* **The task**
Print the listing from its top line through the line containing "const LEFT_TE_12 = [2.2, 2.2, 1.65, 1.3, 1.15];", nothing more, and leave out the pictures.
---------- Supplied material ----------
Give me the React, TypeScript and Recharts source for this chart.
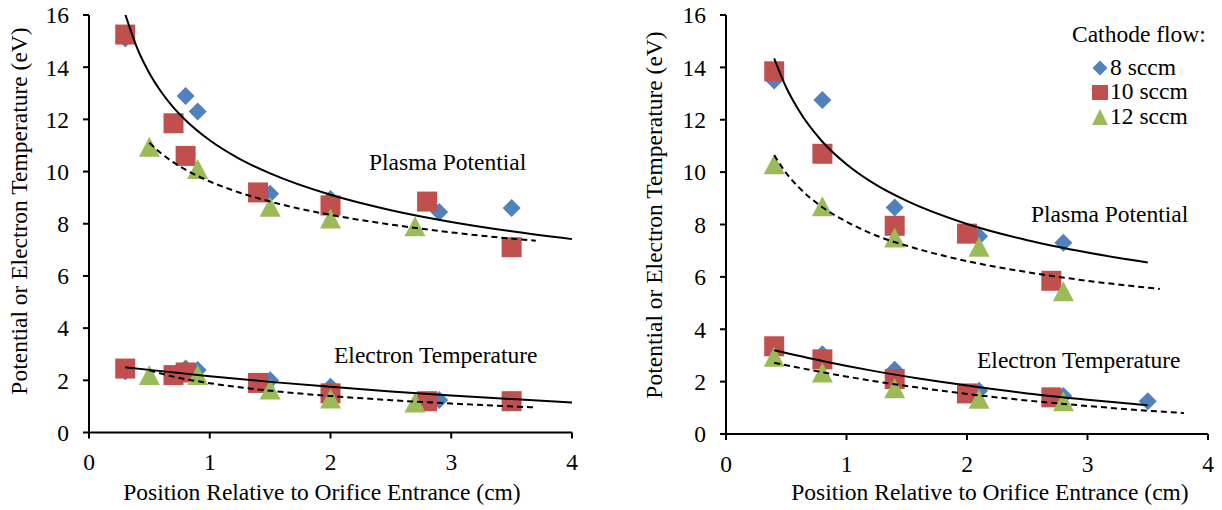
import React from "react";
import { ScatterChart, Scatter, XAxis, YAxis, Legend } from "recharts";

const FONT = "Liberation Serif, Times New Roman, serif";
const FS = 23.5;
const BLUE = "#4F81BD";
const RED = "#C0504D";
const GREEN = "#9BBB59";

const X_TICKS = [0, 1, 2, 3, 4];
const Y_TICKS = [0, 2, 4, 6, 8, 10, 12, 14, 16];
const FLOW_NAMES = ["8 sccm", "10 sccm", "12 sccm"];

// left panel: measured points
const LEFT_X_8 = [0.3, 0.8, 0.9, 1.5, 2.0, 2.9, 3.5];
const LEFT_PP_8 = [15.1, 12.9, 12.3, 9.15, 8.95, 8.45, 8.6];
const LEFT_TE_8 = [2.35, 2.45, 2.4, 2.0, 1.75, 1.25, 1.25];
const LEFT_X_10 = [0.3, 0.7, 0.8, 1.4, 2.0, 2.8, 3.5];
const LEFT_PP_10 = [15.25, 11.85, 10.6, 9.2, 8.7, 8.85, 7.1];
const LEFT_TE_10 = [2.45, 2.2, 2.3, 1.9, 1.5, 1.2, 1.2];
const LEFT_X_12 = [0.5, 0.9, 1.5, 2.0, 2.7];
const LEFT_PP_12 = [10.95, 10.1, 8.65, 8.2, 7.9];
const LEFT_TE_12 = [2.2, 2.2, 1.65, 1.3, 1.15];

// left panel: trend lines
const LEFT_FIT_PP_X = [0.3, 0.4, 0.5, 0.6, 0.7, 0.8, 1.0, 1.25, 1.5, 2.0, 2.5, 3.0, 3.5, 4.0];
const LEFT_FIT_PP = [16.03, 14.72, 13.77, 13.04, 12.45, 11.97, 11.2, 10.48, 9.93, 9.11, 8.52, 8.07, 7.71, 7.41];
const LEFT_FIT_PP12_X = [0.5, 0.6, 0.7, 0.8, 1.0, 1.25, 1.5, 2.0, 2.5, 3.0, 3.5, 3.7];
const LEFT_FIT_PP12 = [11.1, 10.69, 10.35, 10.07, 9.62, 9.19, 8.85, 8.34, 7.97, 7.67, 7.43, 7.35];
const LEFT_FIT_TE_X = [0.3, 0.5, 1.0, 1.5, 2.0, 2.5, 3.0, 3.5, 4.0];
const LEFT_FIT_TE = [2.5, 2.4, 2.16, 1.94, 1.75, 1.575, 1.42, 1.28, 1.15];
const LEFT_FIT_TE12_X = [0.5, 0.75, 1.0, 1.5, 2.0, 2.5, 3.0, 3.5, 3.7];
const LEFT_FIT_TE12 = [2.38, 2.09, 1.89, 1.6, 1.4, 1.24, 1.11, 1.0, 0.96];

// right panel: measured points
const RIGHT_PP_X_8 = [0.4, 0.8, 1.4, 2.1, 2.8];
const RIGHT_PP_8 = [13.5, 12.75, 8.65, 7.55, 7.3];
const RIGHT_TE_X_8 = [0.4, 0.8, 1.4, 2.1, 2.8, 3.5];
const RIGHT_TE_8 = [3.3, 3.05, 2.45, 1.65, 1.45, 1.25];
const RIGHT_X_10 = [0.4, 0.8, 1.4, 2.0, 2.7];
const RIGHT_PP_10 = [13.85, 10.7, 7.95, 7.65, 5.85];
const RIGHT_TE_10 = [3.35, 2.85, 2.1, 1.55, 1.4];
const RIGHT_X_12 = [0.4, 0.8, 1.4, 2.1, 2.8];
const RIGHT_PP_12 = [10.3, 8.7, 7.5, 7.15, 5.45];
const RIGHT_TE_12 = [2.95, 2.35, 1.75, 1.35, 1.25];

// right panel: trend lines
const RIGHT_FIT_PP_X = [0.4, 0.5, 0.6, 0.8, 1.0, 1.25, 1.5, 2.0, 2.5, 3.0, 3.5];
const RIGHT_FIT_PP = [14.34, 13.23, 12.39, 11.16, 10.3, 9.5, 8.9, 8.02, 7.4, 6.93, 6.55];
const RIGHT_FIT_PP12_X = [0.4, 0.5, 0.6, 0.8, 1.0, 1.25, 1.5, 2.0, 2.5, 3.0, 3.6];
const RIGHT_FIT_PP12 = [10.65, 9.96, 9.44, 8.66, 8.11, 7.57, 7.19, 6.6, 6.18, 5.85, 5.54];
const RIGHT_FIT_TE_X = [0.4, 0.8, 1.2, 1.6, 2.0, 2.5, 3.0, 3.5];
const RIGHT_FIT_TE = [3.2, 2.79, 2.43, 2.12, 1.85, 1.55, 1.31, 1.1];
const RIGHT_FIT_TE12_X = [0.4, 0.8, 1.2, 1.6, 2.0, 2.5, 3.0, 3.5, 3.8];
const RIGHT_FIT_TE12 = [2.72, 2.36, 2.04, 1.77, 1.53, 1.28, 1.07, 0.89, 0.8];

type Pt = { x: number; y: number };
const pts = (xs: number[], ys: number[]): Pt[] => xs.map((x, i) => ({ x, y: ys[i] }));

function Diamond(props: any) {
  const { cx, cy, fill } = props;
  if (cx == null || cy == null) return <g />;
  const r = 9;
  return <polygon points={`${cx},${cy - r} ${cx + r},${cy} ${cx},${cy + r} ${cx - r},${cy}`} fill={fill} />;
}

function Square(props: any) {
  const { cx, cy, fill } = props;
  if (cx == null || cy == null) return <g />;
  return <rect x={cx - 10} y={cy - 10} width={20} height={20} fill={fill} />;
}

function Triangle(props: any) {
  const { cx, cy, fill } = props;
  if (cx == null || cy == null) return <g />;
  return <polygon points={`${cx},${cy - 10} ${cx + 10.5},${cy + 10} ${cx - 10.5},${cy + 10}`} fill={fill} />;
}

const NoDot = () => <g />;

const SHAPES = [Diamond, Square, Triangle];
const COLORS = [BLUE, RED, GREEN];

// tick labels drawn by hand so the serif font sticks
function XTick(props: any) {
  const { x, y, payload } = props;
  return (
    <text x={x} y={y} dy="0.71em" textAnchor="middle" fill="#000" fontSize={FS} fontFamily={FONT} style={{ fontFamily: FONT }}>
      {payload.value}
    </text>
  );
}

function YTick(props: any) {
  const { x, y, payload } = props;
  return (
    <text x={x} y={y} dy="0.355em" textAnchor="end" fill="#000" fontSize={FS} fontFamily={FONT} style={{ fontFamily: FONT }}>
      {payload.value}
    </text>
  );
}

interface Trend {
  data: Pt[];
  dashed: boolean;
}

interface PanelProps {
  width: number;
  yAxisWidth: number;
  margin: { top: number; right: number; bottom: number; left: number };
  series: Pt[][];
  trends: Trend[];
  legend?: boolean;
}

function LegendBox() {
  const rows = [68, 92, 117];
  return (
    <div style={{ position: "relative", width: 150, height: 130, fontFamily: FONT, fontSize: FS, color: "#000" }}>
      <div style={{ position: "absolute", left: 0, top: 19, lineHeight: "30px", whiteSpace: "nowrap" }}>
        Cathode flow:
      </div>
      {FLOW_NAMES.map((name, i) => (
        <React.Fragment key={name}>
          <svg style={{ position: "absolute", left: 17, top: rows[i] - 11 }} width={22} height={22}>
            {i === 0 && <polygon points="11,3.5 18.5,11 11,18.5 3.5,11" fill={COLORS[i]} />}
            {i === 1 && <rect x={3} y={4} width={16} height={15} fill={COLORS[i]} />}
            {i === 2 && <polygon points="11,3 19,19 3,19" fill={COLORS[i]} />}
          </svg>
          <div style={{ position: "absolute", left: 38, top: rows[i] - 16, lineHeight: "30px", whiteSpace: "nowrap" }}>
            {name}
          </div>
        </React.Fragment>
      ))}
    </div>
  );
}

function Panel({ width, yAxisWidth, margin, series, trends, legend }: PanelProps) {
  const axisLine = { stroke: "#000", strokeWidth: 2 };
  return (
    <ScatterChart width={width} height={510} margin={margin} style={{ fontFamily: FONT }}>
      <XAxis
        type="number"
        dataKey="x"
        domain={[0, 4]}
        ticks={X_TICKS}
        height={40}
        tick={<XTick />}
        tickSize={6}
        tickMargin={15}
        axisLine={axisLine}
        tickLine={axisLine}
        allowDataOverflow
      />
      <YAxis
        type="number"
        dataKey="y"
        domain={[0, 16]}
        ticks={Y_TICKS}
        width={yAxisWidth}
        tick={<YTick />}
        tickSize={6}
        tickMargin={14}
        axisLine={axisLine}
        tickLine={axisLine}
        allowDataOverflow
      />
      {series.map((data, i) => (
        <Scatter
          key={FLOW_NAMES[i]}
          name={FLOW_NAMES[i]}
          data={data}
          fill={COLORS[i]}
          shape={SHAPES[i]}
          isAnimationActive={false}
        />
      ))}
      {trends.map((t, i) => (
        <Scatter
          key={"trend" + i}
          data={t.data}
          fill="#000"
          shape={NoDot}
          line={{ stroke: "#000", strokeWidth: 2, strokeDasharray: t.dashed ? "6 4" : undefined }}
          lineJointType="monotoneX"
          legendType="none"
          isAnimationActive={false}
        />
      ))}
      {legend && (
        <Legend
          layout="vertical"
          align="center"
          verticalAlign="middle"
          content={() => <LegendBox />}
          wrapperStyle={{ left: 461, top: 0, width: 150, height: 130 }}
        />
      )}
    </ScatterChart>
  );
}

function Note({ left, top, children, center }: { left: number; top: number; children: React.ReactNode; center?: boolean }) {
  return (
    <div
      style={{
        position: "absolute",
        left: center ? left - 300 : left,
        top,
        width: center ? 600 : undefined,
        textAlign: center ? "center" : "left",
        lineHeight: "30px",
        fontSize: FS,
        fontFamily: FONT,
        color: "#000",
        whiteSpace: "nowrap",
      }}
    >
      {children}
    </div>
  );
}

function YTitle({ cx, cy }: { cx: number; cy: number }) {
  return (
    <div
      style={{
        position: "absolute",
        left: cx - 220,
        top: cy - 15,
        width: 440,
        height: 30,
        lineHeight: "30px",
        textAlign: "center",
        fontSize: FS,
        fontFamily: FONT,
        color: "#000",
        whiteSpace: "nowrap",
        transform: "rotate(-90deg)",
      }}
    >
      Potential or Electron Temperature (eV)
    </div>
  );
}

export default function App() {
  const leftSeries = [
    [...pts(LEFT_X_8, LEFT_PP_8), ...pts(LEFT_X_8, LEFT_TE_8)],
    [...pts(LEFT_X_10, LEFT_PP_10), ...pts(LEFT_X_10, LEFT_TE_10)],
    [...pts(LEFT_X_12, LEFT_PP_12), ...pts(LEFT_X_12, LEFT_TE_12)],
  ];
  const leftTrends = [
    { data: pts(LEFT_FIT_PP_X, LEFT_FIT_PP), dashed: false },
    { data: pts(LEFT_FIT_PP12_X, LEFT_FIT_PP12), dashed: true },
    { data: pts(LEFT_FIT_TE_X, LEFT_FIT_TE), dashed: false },
    { data: pts(LEFT_FIT_TE12_X, LEFT_FIT_TE12), dashed: true },
  ];
  const rightSeries = [
    [...pts(RIGHT_PP_X_8, RIGHT_PP_8), ...pts(RIGHT_TE_X_8, RIGHT_TE_8)],
    [...pts(RIGHT_X_10, RIGHT_PP_10), ...pts(RIGHT_X_10, RIGHT_TE_10)],
    [...pts(RIGHT_X_12, RIGHT_PP_12), ...pts(RIGHT_X_12, RIGHT_TE_12)],
  ];
  const rightTrends = [
    { data: pts(RIGHT_FIT_PP_X, RIGHT_FIT_PP), dashed: false },
    { data: pts(RIGHT_FIT_PP12_X, RIGHT_FIT_PP12), dashed: true },
    { data: pts(RIGHT_FIT_TE_X, RIGHT_FIT_TE), dashed: false },
    { data: pts(RIGHT_FIT_TE12_X, RIGHT_FIT_TE12), dashed: true },
  ];

  return (
    <div
      style={{
        position: "absolute",
        left: 0,
        top: 0,
        width: 1222,
        height: 510,
        background: "#fff",
        overflow: "hidden",
        fontFamily: FONT,
      }}
    >
      <div style={{ position: "absolute", left: 0, top: 0 }}>
        <Panel
          width={600}
          yAxisWidth={89}
          margin={{ top: 15, right: 28, bottom: 37.5, left: 0 }}
          series={leftSeries}
          trends={leftTrends}
        />
      </div>
      <div style={{ position: "absolute", left: 611, top: 0 }}>
        <Panel
          width={611}
          yAxisWidth={115}
          margin={{ top: 15, right: 14, bottom: 36, left: 0 }}
          series={rightSeries}
          trends={rightTrends}
          legend
        />
      </div>

      <YTitle cx={19} cy={211} />
      <YTitle cx={654} cy={215} />
      <Note left={322} top={477} center>Position Relative to Orifice Entrance (cm)</Note>
      <Note left={990} top={477} center>Position Relative to Orifice Entrance (cm)</Note>

      <Note left={369} top={147}>Plasma Potential</Note>
      <Note left={334} top={340}>Electron Temperature</Note>
      <Note left={1031} top={199}>Plasma Potential</Note>
      <Note left={977} top={345}>Electron Temperature</Note>
    </div>
  );
}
----------
* **Expected answer**
Give me the React, TypeScript and Recharts source for this chart.
import React from "react";
import { ScatterChart, Scatter, XAxis, YAxis, Legend } from "recharts";

const FONT = "Liberation Serif, Times New Roman, serif";
const FS = 23.5;
const BLUE = "#4F81BD";
const RED = "#C0504D";
const GREEN = "#9BBB59";

const X_TICKS = [0, 1, 2, 3, 4];
const Y_TICKS = [0, 2, 4, 6, 8, 10, 12, 14, 16];
const FLOW_NAMES = ["8 sccm", "10 sccm", "12 sccm"];

// left panel: measured points
const LEFT_X_8 = [0.3, 0.8, 0.9, 1.5, 2.0, 2.9, 3.5];
const LEFT_PP_8 = [15.1, 12.9, 12.3, 9.15, 8.95, 8.45, 8.6];
const LEFT_TE_8 = [2.35, 2.45, 2.4, 2.0, 1.75, 1.25, 1.25];
const LEFT_X_10 = [0.3, 0.7, 0.8, 1.4, 2.0, 2.8, 3.5];
const LEFT_PP_10 = [15.25, 11.85, 10.6, 9.2, 8.7, 8.85, 7.1];
const LEFT_TE_10 = [2.45, 2.2, 2.3, 1.9, 1.5, 1.2, 1.2];
const LEFT_X_12 = [0.5, 0.9, 1.5, 2.0, 2.7];
const LEFT_PP_12 = [10.95, 10.1, 8.65, 8.2, 7.9];
const LEFT_TE_12 = [2.2, 2.2, 1.65, 1.3, 1.15];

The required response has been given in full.